“It’s a dangerous business, Frodo, going out your door. You step onto the road, and if you don’t keep your feet, there’s no knowing where you might be swept off to.”
– J.R.R. Tolkien, The Lord of the Rings
“Literature is a luxury; fiction is a necessity.”
– G.K. Chesterton
With the release of the film The Hobbit: The Desolation of Smaug my thoughts have turned to J.R.R. Tolkien. While the jury may still be out on Peter Jackson’s The Hobbit film series, he certainly did a fine job with The Lord of the Rings movies. It’s not all that often that I catch a film the first week it’s out, let alone opening day. I will see The Desolation of Smaug but first I want to watch An Unexpected Journey again. You see, although she loves me dearly, this really isn’t my wife’s kind of film. When An Unexpected Journey came out last year she went with me, hiding her face in my shoulder half the time. Ugly ogres and action-adventure violence isn’t my wife’s cup of tea. She prefers the relationship drama of Sense and Sensibility or The Notebook….Anyway, my sweet wife’s uneasiness while watching that movie was a bit of a distraction, so a fresh look before attending the sequel is necessary.
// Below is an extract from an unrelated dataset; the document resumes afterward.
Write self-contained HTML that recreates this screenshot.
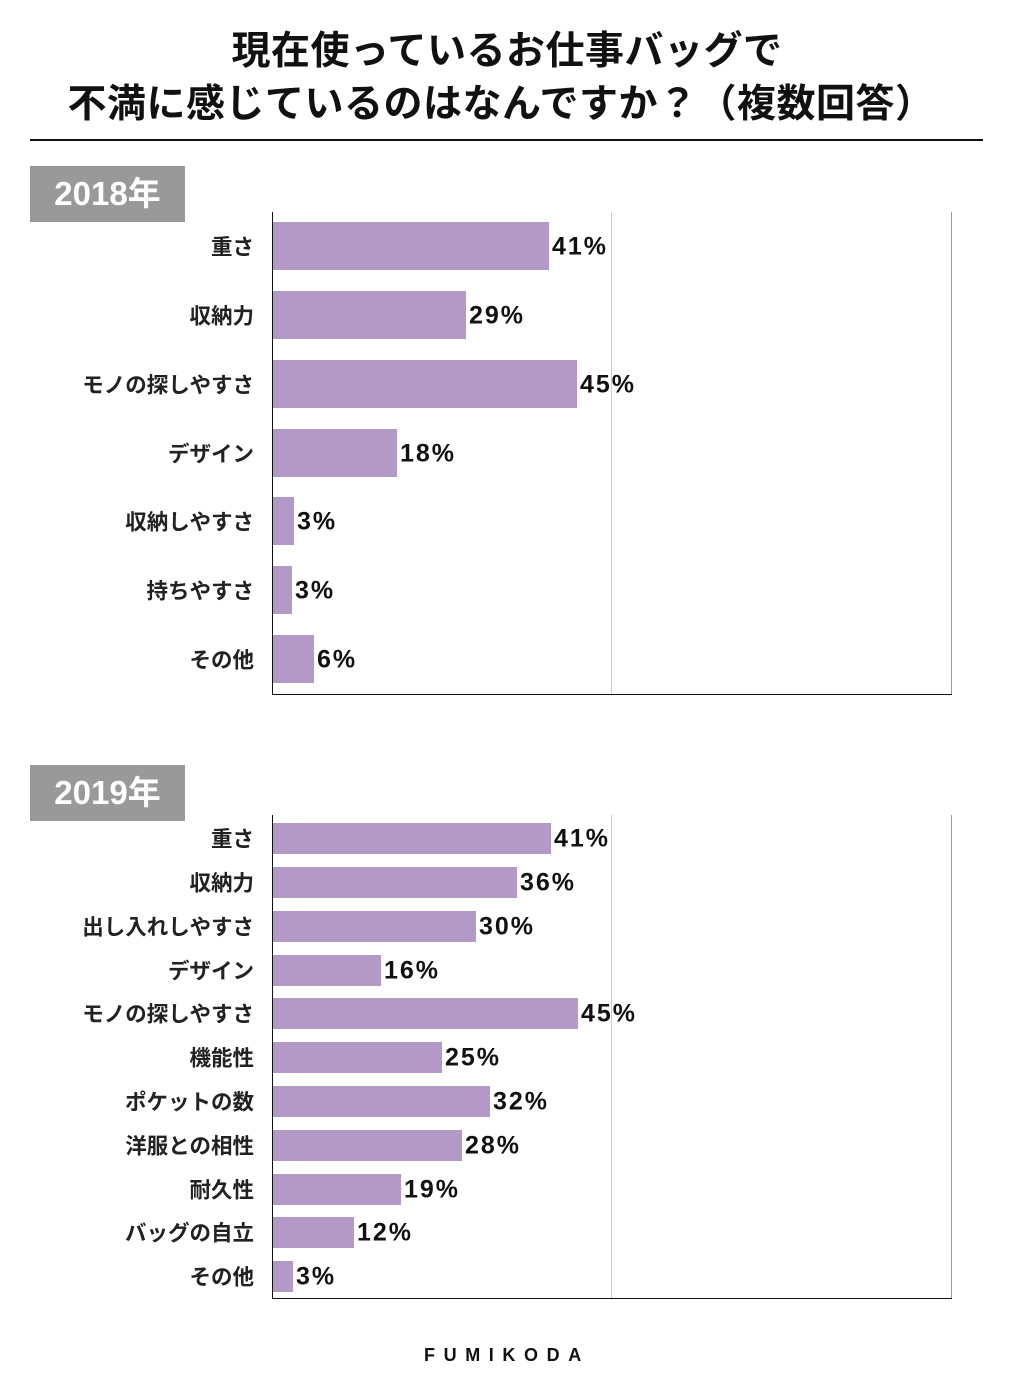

One of my literary mentors, I discovered J.R.R. Tolkien in High School. After reading The Hobbit, I was hesitant to go on to read The Lord of the Rings trilogy. The popular slogan “Frodo Lives!” referred to how The Hobbit’s main character, Bilbo was over taken by his “nephew” Frodo. Loathing the fact that my dear friend Bilbo was replaced in the sequel, I put off reading the trilogy for 10 years. In addition, not really having been a big reader when I was young, the combined 1,100+ pages of the three books seemed overwhelming. Since then though, I’ve read The Hobbit three or four times, and The Lord of The Rings twice. It probably won’t be too long before I read all four books again. They speak to my yearning for adventure, of daring deeds, along with providing that great “fellowship” of friends and wise counselors. They are well worth revisiting.
Beyond the entertainment books and films offer, most men don’t quite understand how “story” affects them. Busy with his daily life, I don’t think the average guy spends a lot of time in reflection and self-evaluation. It’s just not a natural male trait. I’m not saying that most men are shallow – it’s more the fact that we just aren’t all that in touch with, or really understand our own male natures, let alone being in touch with our feminine side. We just accept who and what we are without a lot of self-examination. Part of it may be a man is afraid of what he might find if he goes there and you know how a guy hates to admit he’s afraid, even to himself.
I stumbled upon Victoria Dougherty’s “Cold” blog recently. Her “10 Reasons Why Men Must Start Reading Fiction Again” is excellent. She speaks of how men used to read, especially fiction, but not so much any more. Victoria says, “The difference between fiction and non-fiction is the difference between learning morals and learning manners. One will get you through a dinner party and the other will get you through life.” She goes on to say, “The novel has been an unfailing aid in [a man’s] evolution – in learning to love, becoming a husband and a father, being a friend. Doing what is right and understanding the consequences of shirking his morals and ethics.”
For me the value of a well chosen biography is obvious, still Victoria has apply put forth the argument for beefing up my fiction reading list. Till now, I’ve been catching up on the classics, reading Mark Twain, Shakespeare and Jules Verne. I’ve also included more recent classics by John Steinbeck, Raymond Chandler and Ray Bradbury. And being a guy, a Tom Clancy thriller or two will be added to the Robert Ludlum and John Grisham books I’ve read. But to reach a little deeper, I will re-read two of my favorite books, The Moviegoer by Walker Percy and Shoeless Joe by W.P. Kinsella. These are the books that get me to think and maybe understand some things about myself that I probably would not have broached of my own accord.
This has helped me to realize that Tolkien was one of the catalysts to get me started down this road of growth and maturity. His stories of Middle Earth, the characters and struggles, helped me to explore the hunger within myself to be part of something bigger than I am. Men have a natural desire for adventure, an ache to be involved in heroic deeds and be a part of an epic story. Though we rarely admit it, we long to be part of a “fellowship” of men. Tolkien’s works have all of this and more.
I owe a debt to J.R.R. Tolkien, for opening my eyes. That is the purpose of a mentor. That is a reason for reading. That is a reason for reading Fiction.
“Writing a novel is a terrible experience, during which the hair often falls out and the teeth decay. I’m always irritated by people who imply that writing fiction is an escape from reality. It is a plunge into reality and it’s very shocking to the system.”